MATERIAL PROVIDED:
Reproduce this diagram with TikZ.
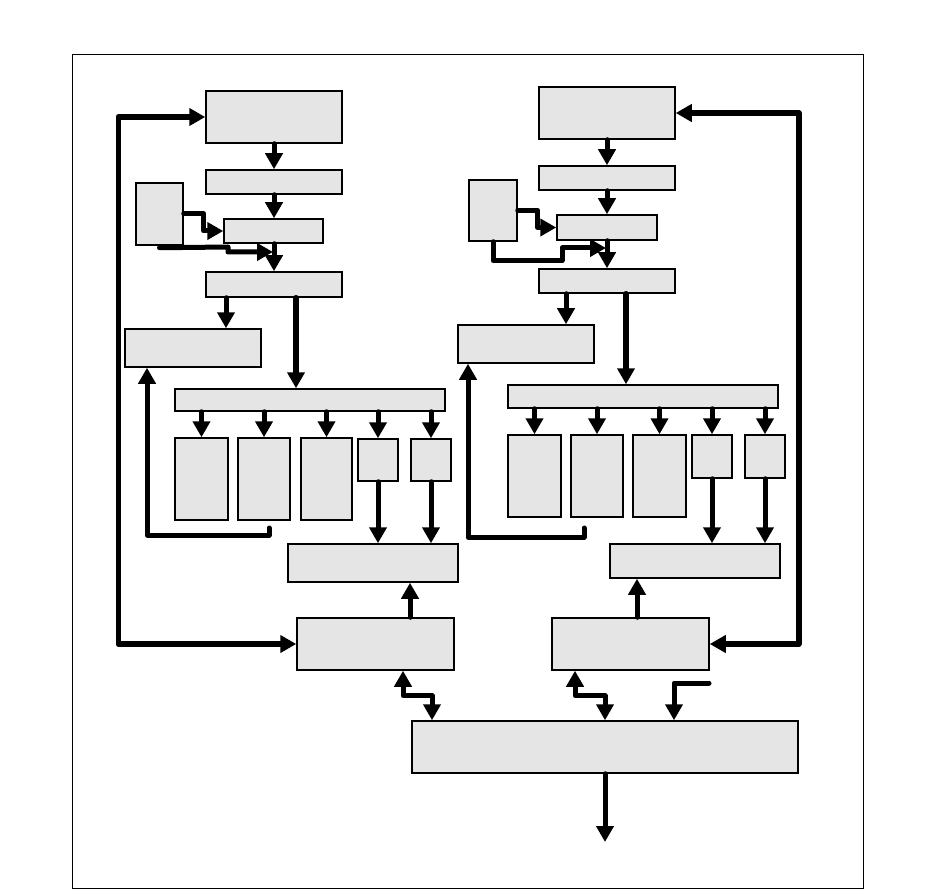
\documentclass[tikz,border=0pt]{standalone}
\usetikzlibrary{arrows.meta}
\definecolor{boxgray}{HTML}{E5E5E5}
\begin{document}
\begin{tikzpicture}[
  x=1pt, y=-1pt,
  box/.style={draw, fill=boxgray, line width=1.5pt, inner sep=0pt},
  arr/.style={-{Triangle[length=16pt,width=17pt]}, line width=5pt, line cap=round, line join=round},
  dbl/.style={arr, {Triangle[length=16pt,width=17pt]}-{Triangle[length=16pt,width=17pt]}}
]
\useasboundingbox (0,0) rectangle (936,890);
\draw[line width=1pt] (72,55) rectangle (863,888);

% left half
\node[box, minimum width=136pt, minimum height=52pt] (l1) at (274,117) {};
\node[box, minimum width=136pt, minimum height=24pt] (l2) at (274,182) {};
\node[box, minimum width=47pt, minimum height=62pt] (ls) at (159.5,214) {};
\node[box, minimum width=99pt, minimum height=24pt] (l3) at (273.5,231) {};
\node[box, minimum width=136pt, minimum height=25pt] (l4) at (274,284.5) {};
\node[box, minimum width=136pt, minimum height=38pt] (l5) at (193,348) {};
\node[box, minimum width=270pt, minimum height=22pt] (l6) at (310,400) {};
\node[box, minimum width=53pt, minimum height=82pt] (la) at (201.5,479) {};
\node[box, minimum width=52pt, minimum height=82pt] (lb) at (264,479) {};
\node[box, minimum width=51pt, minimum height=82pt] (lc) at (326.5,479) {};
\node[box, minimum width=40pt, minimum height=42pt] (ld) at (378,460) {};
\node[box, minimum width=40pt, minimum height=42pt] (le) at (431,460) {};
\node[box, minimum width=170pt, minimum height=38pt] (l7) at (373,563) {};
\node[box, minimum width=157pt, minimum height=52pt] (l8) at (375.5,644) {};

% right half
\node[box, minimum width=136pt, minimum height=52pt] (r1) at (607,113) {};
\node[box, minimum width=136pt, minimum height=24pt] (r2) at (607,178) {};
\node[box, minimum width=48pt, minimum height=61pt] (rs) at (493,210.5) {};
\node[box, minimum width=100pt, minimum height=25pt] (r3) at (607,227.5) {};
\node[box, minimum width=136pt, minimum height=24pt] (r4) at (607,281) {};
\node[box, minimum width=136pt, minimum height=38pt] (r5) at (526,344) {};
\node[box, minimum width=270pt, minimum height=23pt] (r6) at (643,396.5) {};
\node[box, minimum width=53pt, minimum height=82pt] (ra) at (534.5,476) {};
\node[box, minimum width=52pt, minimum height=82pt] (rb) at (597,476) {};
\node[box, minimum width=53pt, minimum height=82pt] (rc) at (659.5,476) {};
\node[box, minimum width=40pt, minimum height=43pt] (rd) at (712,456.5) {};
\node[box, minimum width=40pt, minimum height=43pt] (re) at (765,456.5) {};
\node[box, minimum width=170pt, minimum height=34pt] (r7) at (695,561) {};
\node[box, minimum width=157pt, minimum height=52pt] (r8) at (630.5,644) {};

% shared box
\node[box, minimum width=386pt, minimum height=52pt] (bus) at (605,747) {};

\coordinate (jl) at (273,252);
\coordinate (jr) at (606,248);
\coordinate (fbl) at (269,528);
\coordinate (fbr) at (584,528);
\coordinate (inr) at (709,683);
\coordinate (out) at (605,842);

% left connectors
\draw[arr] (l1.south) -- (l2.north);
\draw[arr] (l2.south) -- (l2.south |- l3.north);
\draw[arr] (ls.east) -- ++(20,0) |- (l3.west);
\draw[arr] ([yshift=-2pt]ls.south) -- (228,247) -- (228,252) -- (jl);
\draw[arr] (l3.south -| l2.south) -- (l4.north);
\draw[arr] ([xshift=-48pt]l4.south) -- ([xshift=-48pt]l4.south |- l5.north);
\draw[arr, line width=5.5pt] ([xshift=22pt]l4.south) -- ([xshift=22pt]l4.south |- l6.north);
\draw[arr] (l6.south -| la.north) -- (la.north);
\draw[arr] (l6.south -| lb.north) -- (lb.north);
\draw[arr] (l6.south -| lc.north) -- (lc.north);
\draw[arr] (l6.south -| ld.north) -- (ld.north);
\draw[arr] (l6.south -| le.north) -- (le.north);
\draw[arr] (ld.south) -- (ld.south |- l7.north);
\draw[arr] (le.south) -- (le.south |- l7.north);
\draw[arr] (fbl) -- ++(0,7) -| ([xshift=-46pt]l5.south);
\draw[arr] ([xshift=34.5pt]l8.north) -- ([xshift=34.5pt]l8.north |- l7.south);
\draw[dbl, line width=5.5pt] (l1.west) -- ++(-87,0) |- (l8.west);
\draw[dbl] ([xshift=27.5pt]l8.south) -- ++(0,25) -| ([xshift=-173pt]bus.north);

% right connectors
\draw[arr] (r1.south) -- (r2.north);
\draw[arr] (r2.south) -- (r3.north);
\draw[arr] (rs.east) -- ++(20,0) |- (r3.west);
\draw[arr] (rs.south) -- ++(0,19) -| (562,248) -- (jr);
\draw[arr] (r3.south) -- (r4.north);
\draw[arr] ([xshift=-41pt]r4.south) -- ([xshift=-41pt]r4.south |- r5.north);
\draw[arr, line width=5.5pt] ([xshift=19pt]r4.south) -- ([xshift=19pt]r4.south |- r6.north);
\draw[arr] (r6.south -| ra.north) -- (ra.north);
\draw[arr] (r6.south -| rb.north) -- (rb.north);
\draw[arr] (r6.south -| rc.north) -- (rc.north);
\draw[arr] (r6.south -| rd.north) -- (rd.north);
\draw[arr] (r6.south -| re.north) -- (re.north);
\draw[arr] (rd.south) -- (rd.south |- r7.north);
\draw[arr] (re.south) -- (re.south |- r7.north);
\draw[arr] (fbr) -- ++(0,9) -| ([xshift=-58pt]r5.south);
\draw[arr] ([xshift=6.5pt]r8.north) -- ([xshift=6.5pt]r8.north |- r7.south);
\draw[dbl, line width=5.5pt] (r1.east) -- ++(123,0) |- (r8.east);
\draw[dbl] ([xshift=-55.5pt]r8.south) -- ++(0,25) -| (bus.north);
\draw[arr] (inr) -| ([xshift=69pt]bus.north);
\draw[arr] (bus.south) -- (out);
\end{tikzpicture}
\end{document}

...

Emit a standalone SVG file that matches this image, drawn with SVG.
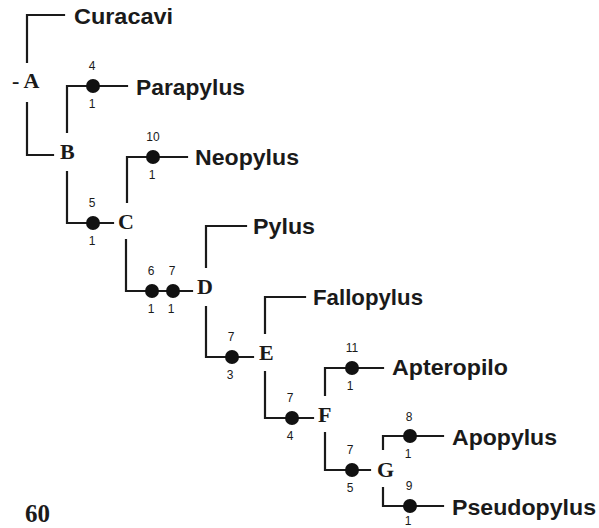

==

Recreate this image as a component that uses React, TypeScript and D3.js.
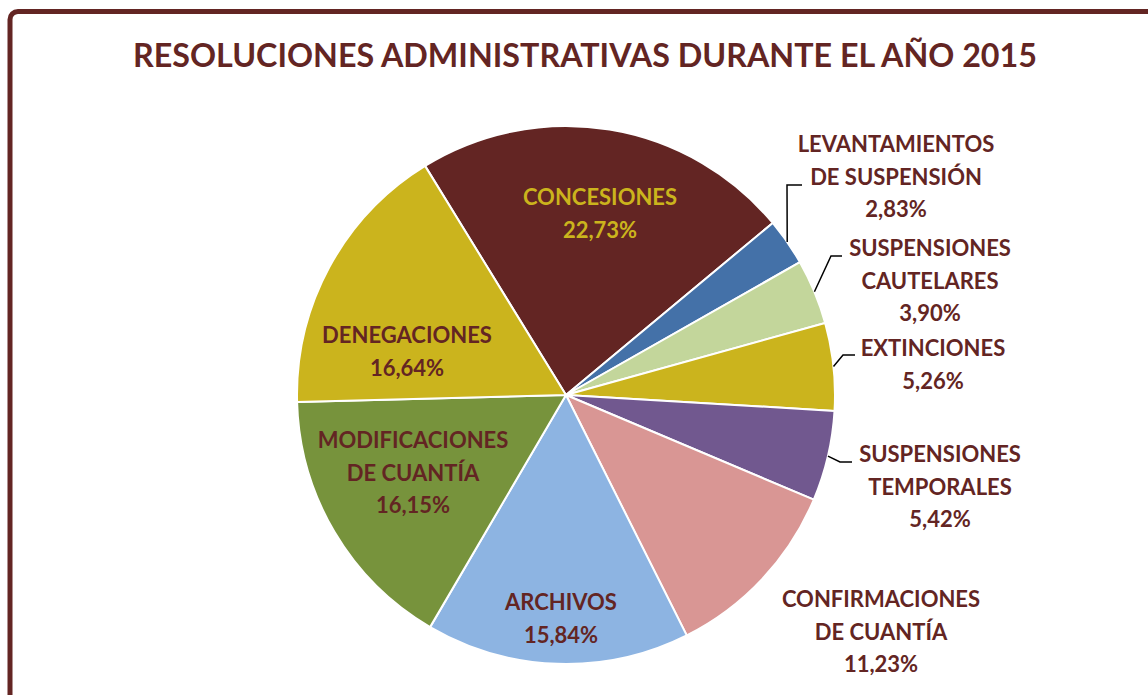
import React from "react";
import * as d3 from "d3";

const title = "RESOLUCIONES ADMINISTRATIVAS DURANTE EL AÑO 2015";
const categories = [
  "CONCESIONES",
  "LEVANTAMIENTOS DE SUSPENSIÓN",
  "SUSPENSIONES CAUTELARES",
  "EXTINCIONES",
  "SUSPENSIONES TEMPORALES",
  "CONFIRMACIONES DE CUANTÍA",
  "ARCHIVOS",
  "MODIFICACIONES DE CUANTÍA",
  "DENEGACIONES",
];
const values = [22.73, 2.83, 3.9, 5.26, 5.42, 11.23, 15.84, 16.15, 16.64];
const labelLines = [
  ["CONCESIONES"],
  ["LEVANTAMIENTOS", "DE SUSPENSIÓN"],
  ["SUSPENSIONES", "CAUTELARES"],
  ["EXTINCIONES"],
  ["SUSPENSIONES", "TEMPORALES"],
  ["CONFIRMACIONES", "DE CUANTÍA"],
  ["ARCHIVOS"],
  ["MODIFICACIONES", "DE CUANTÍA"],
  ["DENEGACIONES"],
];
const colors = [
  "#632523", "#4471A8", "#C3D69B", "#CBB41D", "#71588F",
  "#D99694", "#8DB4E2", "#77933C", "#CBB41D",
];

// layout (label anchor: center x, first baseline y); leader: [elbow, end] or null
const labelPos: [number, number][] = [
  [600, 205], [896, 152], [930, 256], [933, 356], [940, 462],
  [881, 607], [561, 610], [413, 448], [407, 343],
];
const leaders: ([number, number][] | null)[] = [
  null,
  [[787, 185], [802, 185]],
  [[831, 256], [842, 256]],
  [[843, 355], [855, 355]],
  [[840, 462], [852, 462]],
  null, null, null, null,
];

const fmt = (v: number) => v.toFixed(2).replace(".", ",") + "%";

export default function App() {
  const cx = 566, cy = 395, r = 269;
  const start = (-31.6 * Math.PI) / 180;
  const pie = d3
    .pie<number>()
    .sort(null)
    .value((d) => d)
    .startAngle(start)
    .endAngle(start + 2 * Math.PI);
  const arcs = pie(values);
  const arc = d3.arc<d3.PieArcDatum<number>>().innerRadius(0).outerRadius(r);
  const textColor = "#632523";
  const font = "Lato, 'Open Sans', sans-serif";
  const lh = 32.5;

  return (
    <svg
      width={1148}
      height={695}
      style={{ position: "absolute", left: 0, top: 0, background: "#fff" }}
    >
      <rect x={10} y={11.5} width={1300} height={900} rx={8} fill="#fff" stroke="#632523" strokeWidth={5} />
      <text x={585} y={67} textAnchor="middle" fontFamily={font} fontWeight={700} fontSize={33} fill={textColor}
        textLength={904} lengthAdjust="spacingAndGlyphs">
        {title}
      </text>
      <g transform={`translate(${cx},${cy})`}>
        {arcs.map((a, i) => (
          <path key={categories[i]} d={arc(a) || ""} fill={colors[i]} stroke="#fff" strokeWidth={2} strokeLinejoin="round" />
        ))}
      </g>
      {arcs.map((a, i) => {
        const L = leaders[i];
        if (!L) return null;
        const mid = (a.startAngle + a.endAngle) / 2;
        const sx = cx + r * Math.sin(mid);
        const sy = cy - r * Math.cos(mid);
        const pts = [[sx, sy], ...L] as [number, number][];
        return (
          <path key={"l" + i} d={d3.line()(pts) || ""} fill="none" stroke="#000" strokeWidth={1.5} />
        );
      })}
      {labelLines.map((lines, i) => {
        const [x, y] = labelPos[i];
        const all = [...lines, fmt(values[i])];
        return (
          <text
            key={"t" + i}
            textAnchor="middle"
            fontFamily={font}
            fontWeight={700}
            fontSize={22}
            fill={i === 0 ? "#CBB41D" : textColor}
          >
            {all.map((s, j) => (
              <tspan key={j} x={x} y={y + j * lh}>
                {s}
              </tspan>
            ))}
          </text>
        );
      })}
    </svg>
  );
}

WHAT IS EXPECTED: Without any pictures, set down the lines from the one holding "Reproduce this diagram with TikZ." through the one holding "(72,55) rectangle (863,888);".

EXPECTED ANSWER:
Reproduce this diagram with TikZ.
\documentclass[tikz,border=0pt]{standalone}
\usetikzlibrary{arrows.meta}
\definecolor{boxgray}{HTML}{E5E5E5}
\begin{document}
\begin{tikzpicture}[
  x=1pt, y=-1pt,
  box/.style={draw, fill=boxgray, line width=1.5pt, inner sep=0pt},
  arr/.style={-{Triangle[length=16pt,width=17pt]}, line width=5pt, line cap=round, line join=round},
  dbl/.style={arr, {Triangle[length=16pt,width=17pt]}-{Triangle[length=16pt,width=17pt]}}
]
\useasboundingbox (0,0) rectangle (936,890);
\draw[line width=1pt] (72,55) rectangle (863,888);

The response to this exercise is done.